To do: Each line below should be retyped exactly, with no pictures.
─── Data excerpt ───
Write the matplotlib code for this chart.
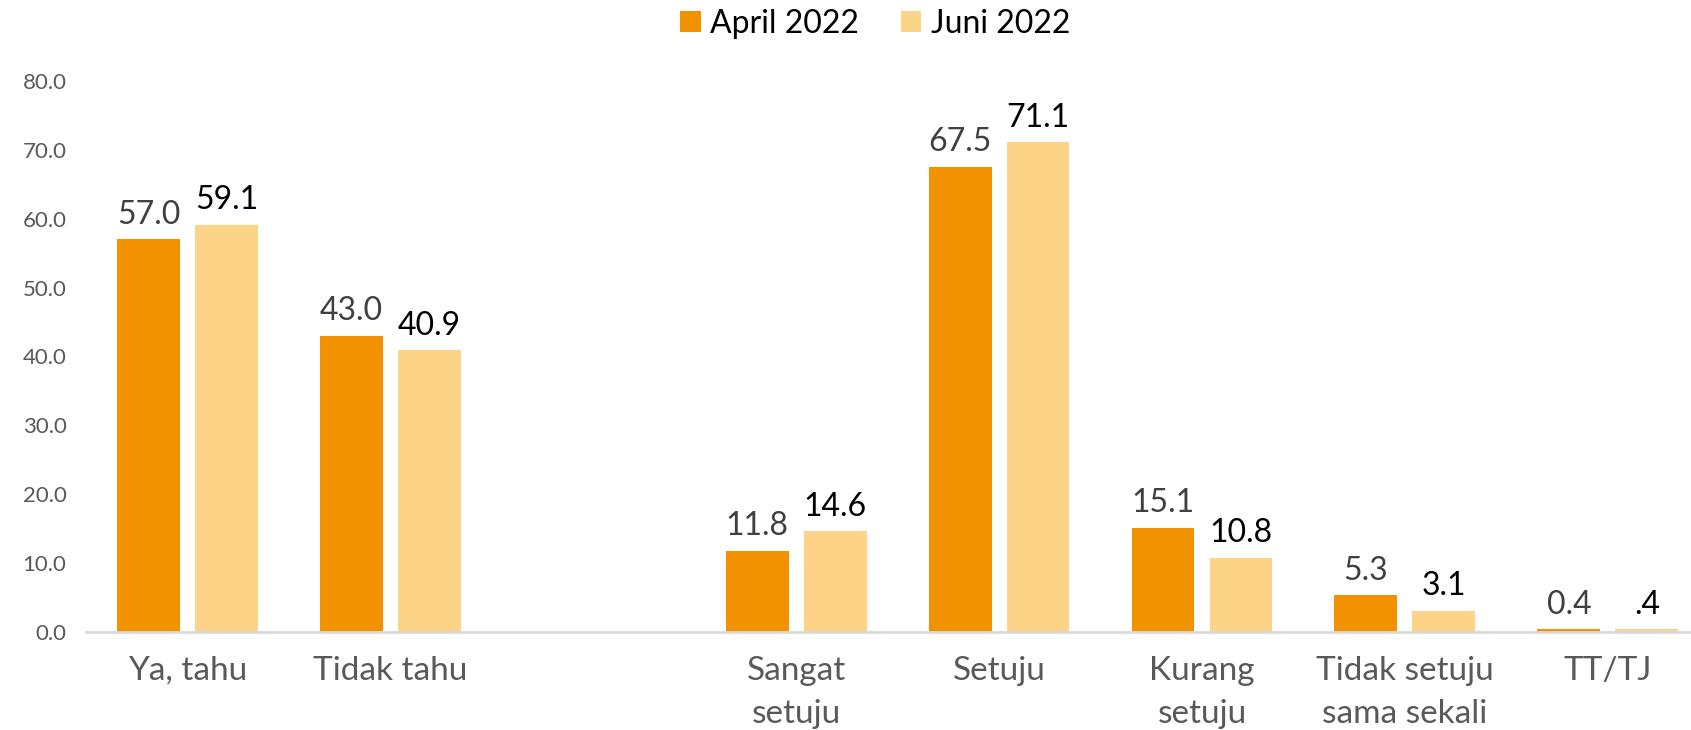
import numpy as np
import matplotlib.pyplot as plt

# Data
categories = ["Ya, tahu", "Tidak tahu", "", "Sangat\nsetuju", "Setuju",
              "Kurang\nsetuju", "Tidak setuju\nsama sekali", "TT/TJ"]
april = [57.0, 43.0, np.nan, 11.8, 67.5, 15.1, 5.3, 0.4]
juni = [59.1, 40.9, np.nan, 14.6, 71.1, 10.8, 3.1, 0.4]
april_text = ["57.0", "43.0", "", "11.8", "67.5", "15.1", "5.3", "0.4"]
juni_text = ["59.1", "40.9", "", "14.6", "71.1", "10.8", "3.1", ".4"]
yticks = [0, 10, 20, 30, 40, 50, 60, 70, 80]

c_april = "#F39200"
c_juni = "#FDD388"

plt.rcParams['font.family'] = ['Lato', 'DejaVu Sans']

fig = plt.figure(figsize=(16.91, 7.30), dpi=100)
ax = fig.add_axes([86 / 1691, 98 / 730, 1 - 86 / 1691, (632 - 81) / 730])

x = np.arange(len(categories))
w = 0.31
off = 0.192
b1 = ax.bar(x - off, april, w, color=c_april, label="April 2022")
b2 = ax.bar(x + off, juni, w, color=c_juni, label="Juni 2022")

# Value labels above the bars
for xi, v, t in zip(x, april, april_text):
    if t:
        ax.annotate(t, (xi - off, v), xytext=(0, 7), textcoords="offset points",
                    ha="center", va="bottom", fontsize=23, color="#404040")
for xi, v, t in zip(x, juni, juni_text):
    if t:
        ax.annotate(t, (xi + off, v), xytext=(0, 7), textcoords="offset points",
                    ha="center", va="bottom", fontsize=23, color="#000000")

ax.set_xlim(-0.5, 7.41)
ax.set_ylim(0, 80)
ax.set_yticks(yticks)
ax.set_yticklabels([f"{t:.1f}" for t in yticks], fontsize=16, color="#595959")
ax.set_xticks(x)
ax.set_xticklabels(categories, fontsize=24, color="#595959", linespacing=1.55)
ax.tick_params(axis="both", length=0)
ax.tick_params(axis="x", pad=17)
ax.tick_params(axis="y", pad=14)

for s in ["top", "right", "left"]:
    ax.spines[s].set_visible(False)
ax.spines["bottom"].set_color("#D9D9D9")
ax.spines["bottom"].set_linewidth(2)

fig.legend(handles=[b1, b2], loc="center", bbox_to_anchor=(875 / 1691, 1 - 24 / 730),
           ncol=2, frameon=False, fontsize=23, handlelength=0.65, handleheight=0.65,
           handletextpad=0.3, columnspacing=1.3)

fig.savefig("out.png", dpi=100)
───
Reply:
Write the matplotlib code for this chart.
import numpy as np
import matplotlib.pyplot as plt

# Data
categories = ["Ya, tahu", "Tidak tahu", "", "Sangat\nsetuju", "Setuju",
              "Kurang\nsetuju", "Tidak setuju\nsama sekali", "TT/TJ"]
april = [57.0, 43.0, np.nan, 11.8, 67.5, 15.1, 5.3, 0.4]
juni = [59.1, 40.9, np.nan, 14.6, 71.1, 10.8, 3.1, 0.4]
april_text = ["57.0", "43.0", "", "11.8", "67.5", "15.1", "5.3", "0.4"]
juni_text = ["59.1", "40.9", "", "14.6", "71.1", "10.8", "3.1", ".4"]
yticks = [0, 10, 20, 30, 40, 50, 60, 70, 80]

c_april = "#F39200"
c_juni = "#FDD388"

plt.rcParams['font.family'] = ['Lato', 'DejaVu Sans']

fig = plt.figure(figsize=(16.91, 7.30), dpi=100)
ax = fig.add_axes([86 / 1691, 98 / 730, 1 - 86 / 1691, (632 - 81) / 730])

x = np.arange(len(categories))
w = 0.31
off = 0.192
b1 = ax.bar(x - off, april, w, color=c_april, label="April 2022")
b2 = ax.bar(x + off, juni, w, color=c_juni, label="Juni 2022")

# Value labels above the bars
for xi, v, t in zip(x, april, april_text):
    if t:
        ax.annotate(t, (xi - off, v), xytext=(0, 7), textcoords="offset points",
                    ha="center", va="bottom", fontsize=23, color="#404040")
for xi, v, t in zip(x, juni, juni_text):
    if t:
        ax.annotate(t, (xi + off, v), xytext=(0, 7), textcoords="offset points",
                    ha="center", va="bottom", fontsize=23, color="#000000")

ax.set_xlim(-0.5, 7.41)
ax.set_ylim(0, 80)
ax.set_yticks(yticks)
ax.set_yticklabels([f"{t:.1f}" for t in yticks], fontsize=16, color="#595959")
ax.set_xticks(x)
ax.set_xticklabels(categories, fontsize=24, color="#595959", linespacing=1.55)
ax.tick_params(axis="both", length=0)
ax.tick_params(axis="x", pad=17)
ax.tick_params(axis="y", pad=14)

for s in ["top", "right", "left"]:
    ax.spines[s].set_visible(False)
ax.spines["bottom"].set_color("#D9D9D9")
ax.spines["bottom"].set_linewidth(2)

fig.legend(handles=[b1, b2], loc="center", bbox_to_anchor=(875 / 1691, 1 - 24 / 730),
           ncol=2, frameon=False, fontsize=23, handlelength=0.65, handleheight=0.65,
           handletextpad=0.3, columnspacing=1.3)

fig.savefig("out.png", dpi=100)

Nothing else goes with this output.